Constantly moving from one depressing, run-down coastal town to another, single mum vampire, Clara (Arteton), supports her daughter, Eleanor (Ronan), by the only way she knows how - working as a prostitute in sleazy establishments and living on the worst council estates the UK has to offer.
Immediately questioning this drab existence (let's face it, a couple of centuries is long enough, even for the slowest of learners, to work on their self-worth issues and master a different set of transferable work skills to improve one's chances of finding a better paid, legitimate career) we learn the reason for this enforced living-in-the-shadows lifestyle is to dodge the sexist vampire brotherhood, who believe female biters are an abomination to the species and must be eradicated.
After Clara garrotes a mysterious agent that managed to track her down, mother and daughter make a hasty exit, but not before setting their squalid flat on fire with the beheaded corpse inside.
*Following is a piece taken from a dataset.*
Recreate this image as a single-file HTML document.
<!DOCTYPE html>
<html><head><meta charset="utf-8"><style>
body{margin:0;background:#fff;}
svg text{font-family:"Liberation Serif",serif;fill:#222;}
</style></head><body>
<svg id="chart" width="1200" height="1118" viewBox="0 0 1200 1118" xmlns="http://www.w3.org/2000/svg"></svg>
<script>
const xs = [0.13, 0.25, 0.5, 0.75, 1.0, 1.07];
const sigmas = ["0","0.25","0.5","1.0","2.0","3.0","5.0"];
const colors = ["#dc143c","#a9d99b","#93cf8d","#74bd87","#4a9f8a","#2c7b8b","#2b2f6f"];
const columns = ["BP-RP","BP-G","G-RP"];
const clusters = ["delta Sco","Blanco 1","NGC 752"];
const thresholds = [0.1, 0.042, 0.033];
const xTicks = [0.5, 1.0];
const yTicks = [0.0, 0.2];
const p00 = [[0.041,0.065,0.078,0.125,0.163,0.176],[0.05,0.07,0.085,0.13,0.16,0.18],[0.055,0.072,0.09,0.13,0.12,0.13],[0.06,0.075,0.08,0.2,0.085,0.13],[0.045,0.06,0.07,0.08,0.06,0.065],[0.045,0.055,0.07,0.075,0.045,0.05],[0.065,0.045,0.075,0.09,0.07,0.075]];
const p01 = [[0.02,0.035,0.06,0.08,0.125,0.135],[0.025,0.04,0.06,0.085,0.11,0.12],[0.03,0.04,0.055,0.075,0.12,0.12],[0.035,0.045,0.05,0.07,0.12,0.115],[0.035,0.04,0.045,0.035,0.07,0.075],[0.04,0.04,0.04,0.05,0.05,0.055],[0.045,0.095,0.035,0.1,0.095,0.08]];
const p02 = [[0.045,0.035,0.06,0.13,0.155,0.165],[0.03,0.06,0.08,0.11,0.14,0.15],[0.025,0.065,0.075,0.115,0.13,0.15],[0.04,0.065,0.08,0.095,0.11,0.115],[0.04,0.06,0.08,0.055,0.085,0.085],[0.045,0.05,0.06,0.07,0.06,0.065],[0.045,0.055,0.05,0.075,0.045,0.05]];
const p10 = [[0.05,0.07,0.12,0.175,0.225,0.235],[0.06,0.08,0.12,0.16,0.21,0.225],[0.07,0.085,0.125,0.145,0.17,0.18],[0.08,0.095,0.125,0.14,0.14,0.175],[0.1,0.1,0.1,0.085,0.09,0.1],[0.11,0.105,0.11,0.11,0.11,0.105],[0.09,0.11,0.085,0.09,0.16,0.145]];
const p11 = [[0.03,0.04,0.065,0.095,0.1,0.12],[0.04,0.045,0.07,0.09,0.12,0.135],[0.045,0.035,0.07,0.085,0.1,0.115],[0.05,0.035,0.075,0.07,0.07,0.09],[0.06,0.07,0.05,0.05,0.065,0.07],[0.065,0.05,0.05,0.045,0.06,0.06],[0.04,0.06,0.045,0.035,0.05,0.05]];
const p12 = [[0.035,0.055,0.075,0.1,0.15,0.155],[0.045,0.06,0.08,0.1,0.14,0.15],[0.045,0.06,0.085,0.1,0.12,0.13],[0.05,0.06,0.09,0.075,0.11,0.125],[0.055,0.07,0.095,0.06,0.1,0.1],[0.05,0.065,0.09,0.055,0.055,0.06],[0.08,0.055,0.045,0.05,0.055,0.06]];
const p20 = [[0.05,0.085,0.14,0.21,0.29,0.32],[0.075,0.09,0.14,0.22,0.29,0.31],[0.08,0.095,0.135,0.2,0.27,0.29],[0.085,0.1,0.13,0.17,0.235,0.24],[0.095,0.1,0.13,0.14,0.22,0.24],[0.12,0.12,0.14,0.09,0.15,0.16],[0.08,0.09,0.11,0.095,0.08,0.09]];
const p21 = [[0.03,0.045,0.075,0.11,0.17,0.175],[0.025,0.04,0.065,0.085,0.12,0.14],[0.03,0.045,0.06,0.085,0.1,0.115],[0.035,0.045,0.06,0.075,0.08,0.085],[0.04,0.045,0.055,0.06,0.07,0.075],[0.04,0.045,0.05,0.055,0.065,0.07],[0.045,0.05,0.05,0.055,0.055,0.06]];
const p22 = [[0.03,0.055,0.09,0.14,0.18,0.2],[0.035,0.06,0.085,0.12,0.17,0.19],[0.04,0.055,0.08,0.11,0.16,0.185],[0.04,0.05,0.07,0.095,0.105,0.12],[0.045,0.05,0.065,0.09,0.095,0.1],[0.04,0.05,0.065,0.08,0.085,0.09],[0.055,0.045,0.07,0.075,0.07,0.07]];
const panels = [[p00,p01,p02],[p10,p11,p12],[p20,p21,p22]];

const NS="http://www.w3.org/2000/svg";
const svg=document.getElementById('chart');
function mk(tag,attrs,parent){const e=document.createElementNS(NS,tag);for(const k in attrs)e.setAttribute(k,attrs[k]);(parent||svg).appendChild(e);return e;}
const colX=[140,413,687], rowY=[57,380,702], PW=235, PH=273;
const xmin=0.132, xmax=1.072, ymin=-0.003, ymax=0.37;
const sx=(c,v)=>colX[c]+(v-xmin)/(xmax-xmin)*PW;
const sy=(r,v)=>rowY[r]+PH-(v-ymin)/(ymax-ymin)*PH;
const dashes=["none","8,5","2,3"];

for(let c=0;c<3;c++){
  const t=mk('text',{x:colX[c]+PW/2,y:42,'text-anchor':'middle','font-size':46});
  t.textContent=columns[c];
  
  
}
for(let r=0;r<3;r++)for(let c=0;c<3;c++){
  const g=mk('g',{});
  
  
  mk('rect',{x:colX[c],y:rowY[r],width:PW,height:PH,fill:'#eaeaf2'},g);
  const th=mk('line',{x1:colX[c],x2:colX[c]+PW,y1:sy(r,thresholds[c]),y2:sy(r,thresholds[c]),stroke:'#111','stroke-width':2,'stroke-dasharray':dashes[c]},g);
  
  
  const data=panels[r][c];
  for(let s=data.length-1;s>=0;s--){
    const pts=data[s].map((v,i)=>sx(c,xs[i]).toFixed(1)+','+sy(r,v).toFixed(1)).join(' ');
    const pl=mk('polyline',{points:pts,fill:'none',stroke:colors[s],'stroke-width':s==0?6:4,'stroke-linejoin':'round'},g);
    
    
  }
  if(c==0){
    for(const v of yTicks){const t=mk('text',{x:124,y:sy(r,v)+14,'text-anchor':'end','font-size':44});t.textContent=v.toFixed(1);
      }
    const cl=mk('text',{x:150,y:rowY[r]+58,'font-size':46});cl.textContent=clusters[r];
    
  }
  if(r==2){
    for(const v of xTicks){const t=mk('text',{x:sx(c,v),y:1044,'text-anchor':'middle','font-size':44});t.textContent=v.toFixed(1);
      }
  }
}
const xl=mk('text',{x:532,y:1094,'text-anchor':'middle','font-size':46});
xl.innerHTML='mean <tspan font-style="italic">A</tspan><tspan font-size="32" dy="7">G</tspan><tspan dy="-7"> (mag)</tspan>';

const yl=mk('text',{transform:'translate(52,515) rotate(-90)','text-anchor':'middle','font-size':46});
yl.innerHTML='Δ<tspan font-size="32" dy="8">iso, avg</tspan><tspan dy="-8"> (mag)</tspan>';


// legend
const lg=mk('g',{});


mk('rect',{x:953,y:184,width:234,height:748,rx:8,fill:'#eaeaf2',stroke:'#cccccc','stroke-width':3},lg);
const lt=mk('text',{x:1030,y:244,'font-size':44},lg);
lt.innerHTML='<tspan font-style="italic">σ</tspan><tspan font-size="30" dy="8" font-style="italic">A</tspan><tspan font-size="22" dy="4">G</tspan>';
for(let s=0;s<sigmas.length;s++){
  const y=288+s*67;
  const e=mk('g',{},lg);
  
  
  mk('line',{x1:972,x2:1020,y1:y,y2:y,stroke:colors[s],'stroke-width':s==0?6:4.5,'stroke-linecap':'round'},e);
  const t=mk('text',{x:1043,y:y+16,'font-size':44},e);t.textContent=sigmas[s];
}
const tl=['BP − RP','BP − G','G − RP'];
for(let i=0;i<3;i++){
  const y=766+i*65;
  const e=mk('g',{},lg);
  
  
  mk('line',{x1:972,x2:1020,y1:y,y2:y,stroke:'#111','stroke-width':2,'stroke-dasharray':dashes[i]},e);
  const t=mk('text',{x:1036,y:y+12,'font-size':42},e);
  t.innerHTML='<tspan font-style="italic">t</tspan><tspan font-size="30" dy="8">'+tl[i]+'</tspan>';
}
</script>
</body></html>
Ending up in another seaside location with a dilapidated pier, their luck looks to seemingly improve as they set themselves up in a disused boarding house called Byzantium, with Noel (Daniel Mays), who's inherited the place after the death of his mother. But of course, it doesn't, and it’s during their stay here, where everything unravels and comes to a head without any real dramatic tension whatsoever.
Overall disappointing for the most part, however, Gemma Arteton fans will no doubt enjoy watching her delectable, gravity-defying figure endlessly sprinting in her underwear.